* **Short problem**: Copy each line below without leaving any out.

++++ Given material

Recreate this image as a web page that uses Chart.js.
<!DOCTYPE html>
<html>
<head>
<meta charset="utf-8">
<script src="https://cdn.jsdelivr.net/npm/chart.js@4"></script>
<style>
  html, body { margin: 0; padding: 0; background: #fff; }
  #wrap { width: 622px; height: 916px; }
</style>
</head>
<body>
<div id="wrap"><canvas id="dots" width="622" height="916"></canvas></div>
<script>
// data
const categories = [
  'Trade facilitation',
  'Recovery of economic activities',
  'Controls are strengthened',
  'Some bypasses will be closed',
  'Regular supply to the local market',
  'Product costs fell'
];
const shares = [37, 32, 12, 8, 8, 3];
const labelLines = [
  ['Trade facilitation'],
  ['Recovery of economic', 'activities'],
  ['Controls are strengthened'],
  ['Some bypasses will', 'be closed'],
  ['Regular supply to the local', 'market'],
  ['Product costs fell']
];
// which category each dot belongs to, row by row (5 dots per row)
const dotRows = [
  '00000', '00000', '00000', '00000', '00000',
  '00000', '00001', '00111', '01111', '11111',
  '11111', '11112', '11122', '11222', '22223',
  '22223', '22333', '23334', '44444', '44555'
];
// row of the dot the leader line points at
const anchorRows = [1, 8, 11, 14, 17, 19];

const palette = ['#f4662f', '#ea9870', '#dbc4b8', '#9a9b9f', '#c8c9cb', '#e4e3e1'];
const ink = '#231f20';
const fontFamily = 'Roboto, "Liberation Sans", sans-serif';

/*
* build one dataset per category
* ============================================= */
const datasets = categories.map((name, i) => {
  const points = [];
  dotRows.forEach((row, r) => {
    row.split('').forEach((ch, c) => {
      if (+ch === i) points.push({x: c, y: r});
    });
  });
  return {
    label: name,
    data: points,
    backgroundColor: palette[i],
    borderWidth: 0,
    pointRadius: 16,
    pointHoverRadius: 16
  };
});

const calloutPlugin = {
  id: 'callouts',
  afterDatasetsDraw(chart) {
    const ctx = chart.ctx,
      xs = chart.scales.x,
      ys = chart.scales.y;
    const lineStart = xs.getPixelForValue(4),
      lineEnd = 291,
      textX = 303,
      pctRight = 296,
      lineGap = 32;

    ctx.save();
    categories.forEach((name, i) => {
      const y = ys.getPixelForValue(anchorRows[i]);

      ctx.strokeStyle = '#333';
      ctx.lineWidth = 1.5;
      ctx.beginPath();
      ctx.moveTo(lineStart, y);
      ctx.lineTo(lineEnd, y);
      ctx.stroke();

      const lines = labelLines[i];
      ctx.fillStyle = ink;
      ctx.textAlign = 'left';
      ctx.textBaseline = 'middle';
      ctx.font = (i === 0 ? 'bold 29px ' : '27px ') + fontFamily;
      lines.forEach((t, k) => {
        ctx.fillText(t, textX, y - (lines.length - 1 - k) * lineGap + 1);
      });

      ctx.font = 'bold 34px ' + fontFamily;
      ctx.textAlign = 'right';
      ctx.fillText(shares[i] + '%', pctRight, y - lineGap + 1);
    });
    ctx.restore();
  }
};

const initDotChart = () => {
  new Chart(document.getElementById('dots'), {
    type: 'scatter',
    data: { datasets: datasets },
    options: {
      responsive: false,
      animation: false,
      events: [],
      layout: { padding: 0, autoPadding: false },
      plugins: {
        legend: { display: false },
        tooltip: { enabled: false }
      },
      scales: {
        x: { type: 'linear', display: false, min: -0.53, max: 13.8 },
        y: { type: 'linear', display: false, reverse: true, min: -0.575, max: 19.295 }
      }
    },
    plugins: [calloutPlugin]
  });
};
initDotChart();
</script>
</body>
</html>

++++++++

* **Result of this task**:
Recreate this image as a web page that uses Chart.js.
<!DOCTYPE html>
<html>
<head>
<meta charset="utf-8">
<script src="https://cdn.jsdelivr.net/npm/chart.js@4"></script>
<style>
  html, body { margin: 0; padding: 0; background: #fff; }
  #wrap { width: 622px; height: 916px; }
</style>
</head>
<body>
<div id="wrap"><canvas id="dots" width="622" height="916"></canvas></div>
<script>
// data
const categories = [
  'Trade facilitation',
  'Recovery of economic activities',
  'Controls are strengthened',
  'Some bypasses will be closed',
  'Regular supply to the local market',
  'Product costs fell'
];
const shares = [37, 32, 12, 8, 8, 3];
const labelLines = [
  ['Trade facilitation'],
  ['Recovery of economic', 'activities'],
  ['Controls are strengthened'],
  ['Some bypasses will', 'be closed'],
  ['Regular supply to the local', 'market'],
  ['Product costs fell']
];
// which category each dot belongs to, row by row (5 dots per row)
const dotRows = [
  '00000', '00000', '00000', '00000', '00000',
  '00000', '00001', '00111', '01111', '11111',
  '11111', '11112', '11122', '11222', '22223',
  '22223', '22333', '23334', '44444', '44555'
];
// row of the dot the leader line points at
const anchorRows = [1, 8, 11, 14, 17, 19];

const palette = ['#f4662f', '#ea9870', '#dbc4b8', '#9a9b9f', '#c8c9cb', '#e4e3e1'];
const ink = '#231f20';
const fontFamily = 'Roboto, "Liberation Sans", sans-serif';

/*
* build one dataset per category
* ============================================= */
const datasets = categories.map((name, i) => {
  const points = [];
  dotRows.forEach((row, r) => {
    row.split('').forEach((ch, c) => {
      if (+ch === i) points.push({x: c, y: r});
    });
  });
  return {
    label: name,
    data: points,
    backgroundColor: palette[i],
    borderWidth: 0,
    pointRadius: 16,
    pointHoverRadius: 16
  };
});

const calloutPlugin = {
  id: 'callouts',
  afterDatasetsDraw(chart) {
    const ctx = chart.ctx,
      xs = chart.scales.x,
      ys = chart.scales.y;
    const lineStart = xs.getPixelForValue(4),
      lineEnd = 291,
      textX = 303,
      pctRight = 296,
      lineGap = 32;

    ctx.save();
    categories.forEach((name, i) => {
      const y = ys.getPixelForValue(anchorRows[i]);

      ctx.strokeStyle = '#333';
      ctx.lineWidth = 1.5;
      ctx.beginPath();
      ctx.moveTo(lineStart, y);
      ctx.lineTo(lineEnd, y);
      ctx.stroke();

      const lines = labelLines[i];
      ctx.fillStyle = ink;
      ctx.textAlign = 'left';
      ctx.textBaseline = 'middle';
      ctx.font = (i === 0 ? 'bold 29px ' : '27px ') + fontFamily;
      lines.forEach((t, k) => {
        ctx.fillText(t, textX, y - (lines.length - 1 - k) * lineGap + 1);
      });

      ctx.font = 'bold 34px ' + fontFamily;
      ctx.textAlign = 'right';
      ctx.fillText(shares[i] + '%', pctRight, y - lineGap + 1);
    });
    ctx.restore();
  }
};

const initDotChart = () => {
  new Chart(document.getElementById('dots'), {
    type: 'scatter',
    data: { datasets: datasets },
    options: {
      responsive: false,
      animation: false,
      events: [],
      layout: { padding: 0, autoPadding: false },
      plugins: {
        legend: { display: false },
        tooltip: { enabled: false }
      },
      scales: {
        x: { type: 'linear', display: false, min: -0.53, max: 13.8 },
        y: { type: 'linear', display: false, reverse: true, min: -0.575, max: 19.295 }
      }
    },
    plugins: [calloutPlugin]
  });
};
initDotChart();
</script>
</body>
</html>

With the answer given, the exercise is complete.